Incoming! mentions proposals to deflect impactors only twice, and then only to say that the Bruce Willis scenario with nuclear weapons is probably a bad idea, which it is. But while Ted Nield was in Glasgow, Astronomers of the Future invited him to give us a talk and put the question, 'What would you want done if we knew there was going to be an impact?'. Dr. Nield conceded that if he had to share in its consequences, if it happened, he would just as soon that some efforts were made to prevent it.
Incoming is an enjoyable read with entertaining personal perspectives, and I would recommend it as a historical introduction to meteoritics. Although I don’t feel that the case for the subtitle has been made, this book is an interesting counterpart to the near-unanimity of the books about impacts on my ‘asteroids and comets’ shelf. No doubt it will arouse further discussions and debate which will help to stimulate interest in the topic, and in view of its importance, that can only be good.
A version of this review has appeared in Cosmic Aspects No.1, the online magazine of Astronomers of the Future [www.astronomersofthefuture.net].

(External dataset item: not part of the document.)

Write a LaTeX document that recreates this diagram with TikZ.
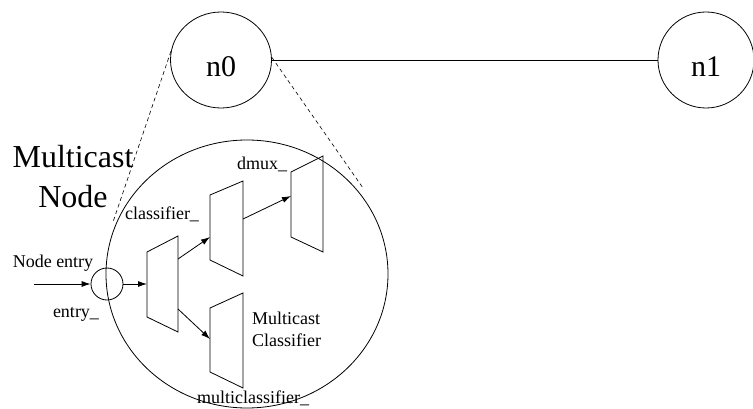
\documentclass[tikz,border=0pt]{standalone}
\usepackage{fontspec}
\setmainfont{Liberation Serif}
\usetikzlibrary{shapes.geometric,arrows.meta}
\begin{document}
\begin{tikzpicture}[x=1pt,y=-1pt,
  ring/.style={draw,ellipse,inner sep=0pt,line width=0.8pt},
  bigtext/.style={font=\fontsize{30}{36}\selectfont},
  small/.style={font=\fontsize{18}{22}\selectfont, inner sep=0pt},
  arr/.style={-{Latex[length=9pt,width=6pt]},line width=0.8pt},
  zoomline/.style={dash pattern=on 4pt off 3pt, line width=0.6pt},
  trap/.style={draw,line width=0.8pt,line join=miter}
]
\useasboundingbox (0,0) rectangle (753,409);

% top-level topology
\node[ring,bigtext,minimum width=101pt,minimum height=96pt,text height=34pt,text depth=0pt] (n0) at (221,60) {n0};
\node[ring,bigtext,minimum width=96pt,minimum height=96pt,text height=34pt,text depth=0pt] (n1) at (706,60) {n1};
\draw[line width=0.8pt] (n0.east) -- (n1.west);

% zoomed multicast node
\node[ring,minimum width=282pt,minimum height=268pt] (mc) at (247,274) {};
\coordinate (zl) at (113,222);
\coordinate (zr) at (363,188);
\draw[zoomline] (n0.170) -- (zl);
\draw[zoomline] (n0.3) -- (zr);

\node[align=center,inner sep=0pt,font=\fontsize{32}{40}\selectfont] (mclabel) at (73,177) {Multicast\\Node};

% entry
\node[ring,minimum width=32pt,minimum height=32pt] (entry) at (107,284) {};
\coordinate (src) at (34,284);
\node[small,anchor=base] (lentry) at (53,267) {Node entry};
\node[small,anchor=base] (lentryu) at (76,317) {entry\_};

% trapezoids
\draw[trap] (147,252) -- (178,236) -- (178,332) -- (147,317) -- cycle;
\draw[trap] (210,195) -- (243,181) -- (243,276) -- (210,260) -- cycle;
\draw[trap] (291,172) -- (323,156) -- (323,252) -- (291,237) -- cycle;
\draw[trap] (210,308) -- (243,293) -- (243,388) -- (210,372) -- cycle;

\coordinate (t1in) at (147,284);
\coordinate (t1oa) at (178,259);
\coordinate (t1ob) at (178,309);
\coordinate (t2in) at (210,237);
\coordinate (t2out) at (243,219);
\coordinate (t3in) at (291,196);
\coordinate (t4in) at (210,339);

\draw[arr] (src) -- (entry.west);
\draw[arr] (entry.east) -- (t1in);
\draw[arr] (t1oa) -- (t2in);
\draw[arr] (t1ob) -- (t4in);
\draw[arr] (t2out) -- (t3in);

% labels
\node[small,anchor=base] (lclass) at (162,219) {classifier\_};
\node[small,anchor=base] (ldmux) at (262,170) {dmux\_};
\node[small,anchor=base] (lmulti) at (253,403) {multiclassifier\_};
\node[small,align=left,anchor=west] (lmcc) at (252,329) {Multicast\\Classifier};
\end{tikzpicture}
\end{document}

(1) Editor's note: The Ordovician followed the Cambrian and its boom with the rise of plants and animals, so the Earth's biosphere was seeing new ecological niches, not to mention co-evolutionary opportunities from the new trophic levels (new rungs on the food chain ladder) that animals and plants created. Also there was a minor extinction event at the end of the Cambrian which provided 'empty' ecological niches in the Ordovician. Hence the Ordovician was a period that saw considerable evolution.